>>>>>

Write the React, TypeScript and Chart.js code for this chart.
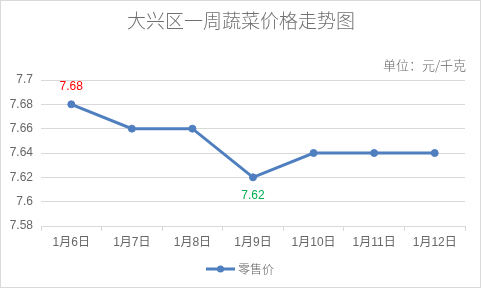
import React, { useEffect, useRef } from "react";
import { Chart, registerables } from "chart.js";

Chart.register(...registerables);

const categories = ["1月6日", "1月7日", "1月8日", "1月9日", "1月10日", "1月11日", "1月12日"];
const retailPrices = [7.68, 7.66, 7.66, 7.62, 7.64, 7.64, 7.64];
const seriesName = "零售价";
const titleText = "大兴区一周蔬菜价格走势图";
const unitText = "单位：元/千克";
const yMin = 7.58;
const yMax = 7.7;
const yStep = 0.02;

const FONT = "'Liberation Sans', 'Noto Sans CJK SC', sans-serif";
const CJK = "'Noto Sans CJK SC', sans-serif";
const GRAY = "#666666";
const LINE = "#4f7fbf";

const decorPlugin = {
  id: "decor",
  afterDraw(chart: any) {
    const ctx = chart.ctx;
    ctx.save();
    // border
    ctx.strokeStyle = "#d9d9d9";
    ctx.lineWidth = 1;
    ctx.strokeRect(0.5, 0.5, 480, 287);
    // title
    ctx.fillStyle = "#707070";
    ctx.textAlign = "center";
    ctx.textBaseline = "middle";
    ctx.font = `300 19px ${CJK}`;
    ctx.fillText(titleText, 241, 21);
    // unit
    ctx.fillStyle = GRAY;
    ctx.font = `300 13px ${CJK}`;
    ctx.textAlign = "right";
    ctx.fillText(unitText, 466, 65);
    // data labels for max/min
    const meta = chart.getDatasetMeta(0);
    const data = chart.data.datasets[0].data as number[];
    const maxV = Math.max(...data);
    const minV = Math.min(...data);
    const iMax = data.indexOf(maxV);
    const iMin = data.indexOf(minV);
    ctx.font = `12px ${FONT}`;
    ctx.textAlign = "center";
    const pMax = meta.data[iMax];
    ctx.fillStyle = "#ff0000";
    ctx.fillText(String(maxV), pMax.x, pMax.y - 18);
    const pMin = meta.data[iMin];
    ctx.fillStyle = "#00b050";
    ctx.fillText(String(minV), pMin.x, pMin.y + 18);
    // legend
    const ly = 269;
    ctx.strokeStyle = LINE;
    ctx.lineWidth = 3;
    ctx.beginPath();
    ctx.moveTo(206, ly);
    ctx.lineTo(235, ly);
    ctx.stroke();
    ctx.fillStyle = LINE;
    ctx.beginPath();
    ctx.arc(220.5, ly, 3.5, 0, Math.PI * 2);
    ctx.fill();
    ctx.fillStyle = GRAY;
    ctx.textAlign = "left";
    ctx.font = `300 12px ${CJK}`;
    ctx.fillText(String(chart.data.datasets[0].label), 238, ly);
    ctx.restore();
  },
};

export default function App() {
  const ref = useRef<HTMLCanvasElement>(null);
  useEffect(() => {
    document.body.style.margin = "0";
    const chart = new Chart(ref.current!, {
      type: "line",
      data: {
        labels: categories,
        datasets: [
          {
            label: seriesName,
            data: retailPrices,
            borderColor: LINE,
            backgroundColor: LINE,
            borderWidth: 3,
            pointRadius: 3.5,
            pointBackgroundColor: LINE,
            pointBorderColor: LINE,
            pointBorderWidth: 1,
            tension: 0,
          },
        ],
      },
      options: {
        animation: false,
        responsive: false,
        layout: { padding: { left: 0, right: 17, top: 80, bottom: 0 } },
        plugins: {
          legend: { display: false },
          title: { display: false },
          tooltip: { enabled: false },
        },
        scales: {
          x: {
            type: "category",
            offset: true,
            afterFit: (s: any) => {
              s.height = 64;
            },
            grid: {
              offset: true,
              drawOnChartArea: false,
              drawTicks: true,
              tickLength: 5,
              color: "#d9d9d9",
            },
            border: { display: true, color: "#d9d9d9", width: 1 },
            ticks: {
              color: GRAY,
              font: { family: FONT, size: 12 },
              padding: 4,
              maxRotation: 0,
              autoSkip: false,
            },
          },
          y: {
            min: yMin,
            max: yMax,
            afterFit: (s: any) => {
              s.width = 41;
            },
            afterBuildTicks: (s: any) => {
              const t = [];
              for (let i = 0; i <= Math.round((yMax - yMin) / yStep); i++) {
                t.push({ value: Number((yMin + i * yStep).toFixed(2)) });
              }
              s.ticks = t;
            },
            grid: { color: "#d9d9d9", drawTicks: false },
            border: { display: false },
            ticks: {
              color: GRAY,
              font: { family: FONT, size: 12 },
              padding: 8,
              callback: (v: any) => String(Number(Number(v).toFixed(2))),
            },
          },
        },
      },
      plugins: [decorPlugin],
    });
    return () => chart.destroy();
  }, []);
  return (
    <div style={{ position: "absolute", left: 0, top: 0, width: 482, height: 290, background: "#fff" }}>
      <canvas ref={ref} width={482} height={290} style={{ width: 482, height: 290 }} />
    </div>
  );
}
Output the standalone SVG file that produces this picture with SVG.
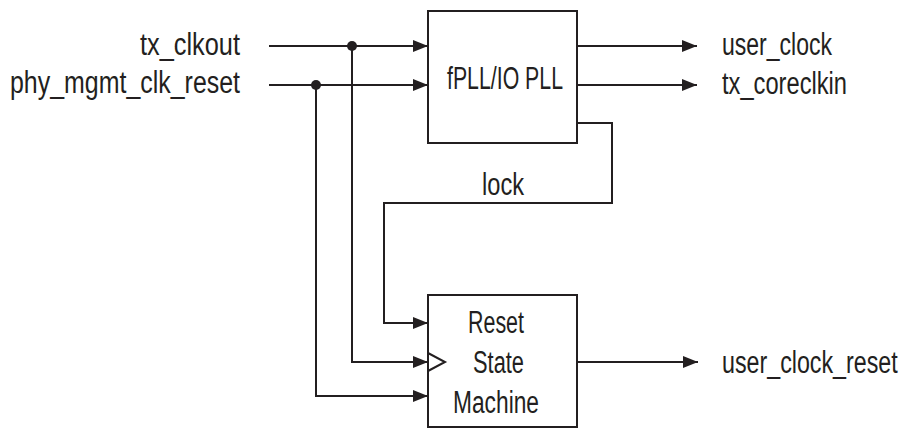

<<<<<

Return all of the data exactly as written, and drop the pictures.

Write the React, TypeScript and Chart.js code for this chart.
import React, { useEffect, useRef } from "react";
import { Chart, registerables } from "chart.js";

Chart.register(...registerables);

const categories = ["1月6日", "1月7日", "1月8日", "1月9日", "1月10日", "1月11日", "1月12日"];
const retailPrices = [7.68, 7.66, 7.66, 7.62, 7.64, 7.64, 7.64];
const seriesName = "零售价";
const titleText = "大兴区一周蔬菜价格走势图";
const unitText = "单位：元/千克";
const yMin = 7.58;
const yMax = 7.7;
const yStep = 0.02;

const FONT = "'Liberation Sans', 'Noto Sans CJK SC', sans-serif";
const CJK = "'Noto Sans CJK SC', sans-serif";
const GRAY = "#666666";
const LINE = "#4f7fbf";

const decorPlugin = {
  id: "decor",
  afterDraw(chart: any) {
    const ctx = chart.ctx;
    ctx.save();
    // border
    ctx.strokeStyle = "#d9d9d9";
    ctx.lineWidth = 1;
    ctx.strokeRect(0.5, 0.5, 480, 287);
    // title
    ctx.fillStyle = "#707070";
    ctx.textAlign = "center";
    ctx.textBaseline = "middle";
    ctx.font = `300 19px ${CJK}`;
    ctx.fillText(titleText, 241, 21);
    // unit
    ctx.fillStyle = GRAY;
    ctx.font = `300 13px ${CJK}`;
    ctx.textAlign = "right";
    ctx.fillText(unitText, 466, 65);
    // data labels for max/min
    const meta = chart.getDatasetMeta(0);
    const data = chart.data.datasets[0].data as number[];
    const maxV = Math.max(...data);
    const minV = Math.min(...data);
    const iMax = data.indexOf(maxV);
    const iMin = data.indexOf(minV);
    ctx.font = `12px ${FONT}`;
    ctx.textAlign = "center";
    const pMax = meta.data[iMax];
    ctx.fillStyle = "#ff0000";
    ctx.fillText(String(maxV), pMax.x, pMax.y - 18);
    const pMin = meta.data[iMin];
    ctx.fillStyle = "#00b050";
    ctx.fillText(String(minV), pMin.x, pMin.y + 18);
    // legend
    const ly = 269;
    ctx.strokeStyle = LINE;
    ctx.lineWidth = 3;
    ctx.beginPath();
    ctx.moveTo(206, ly);
    ctx.lineTo(235, ly);
    ctx.stroke();
    ctx.fillStyle = LINE;
    ctx.beginPath();
    ctx.arc(220.5, ly, 3.5, 0, Math.PI * 2);
    ctx.fill();
    ctx.fillStyle = GRAY;
    ctx.textAlign = "left";
    ctx.font = `300 12px ${CJK}`;
    ctx.fillText(String(chart.data.datasets[0].label), 238, ly);
    ctx.restore();
  },
};

export default function App() {
  const ref = useRef<HTMLCanvasElement>(null);
  useEffect(() => {
    document.body.style.margin = "0";
    const chart = new Chart(ref.current!, {
      type: "line",
      data: {
        labels: categories,
        datasets: [
          {
            label: seriesName,
            data: retailPrices,
            borderColor: LINE,
            backgroundColor: LINE,
            borderWidth: 3,
            pointRadius: 3.5,
            pointBackgroundColor: LINE,
            pointBorderColor: LINE,
            pointBorderWidth: 1,
            tension: 0,
          },
        ],
      },
      options: {
        animation: false,
        responsive: false,
        layout: { padding: { left: 0, right: 17, top: 80, bottom: 0 } },
        plugins: {
          legend: { display: false },
          title: { display: false },
          tooltip: { enabled: false },
        },
        scales: {
          x: {
            type: "category",
            offset: true,
            afterFit: (s: any) => {
              s.height = 64;
            },
            grid: {
              offset: true,
              drawOnChartArea: false,
              drawTicks: true,
              tickLength: 5,
              color: "#d9d9d9",
            },
            border: { display: true, color: "#d9d9d9", width: 1 },
            ticks: {
              color: GRAY,
              font: { family: FONT, size: 12 },
              padding: 4,
              maxRotation: 0,
              autoSkip: false,
            },
          },
          y: {
            min: yMin,
            max: yMax,
            afterFit: (s: any) => {
              s.width = 41;
            },
            afterBuildTicks: (s: any) => {
              const t = [];
              for (let i = 0; i <= Math.round((yMax - yMin) / yStep); i++) {
                t.push({ value: Number((yMin + i * yStep).toFixed(2)) });
              }
              s.ticks = t;
            },
            grid: { color: "#d9d9d9", drawTicks: false },
            border: { display: false },
            ticks: {
              color: GRAY,
              font: { family: FONT, size: 12 },
              padding: 8,
              callback: (v: any) => String(Number(Number(v).toFixed(2))),
            },
          },
        },
      },
      plugins: [decorPlugin],
    });
    return () => chart.destroy();
  }, []);
  return (
    <div style={{ position: "absolute", left: 0, top: 0, width: 482, height: 290, background: "#fff" }}>
      <canvas ref={ref} width={482} height={290} style={{ width: 482, height: 290 }} />
    </div>
  );
}
Output the standalone SVG file that produces this picture with SVG.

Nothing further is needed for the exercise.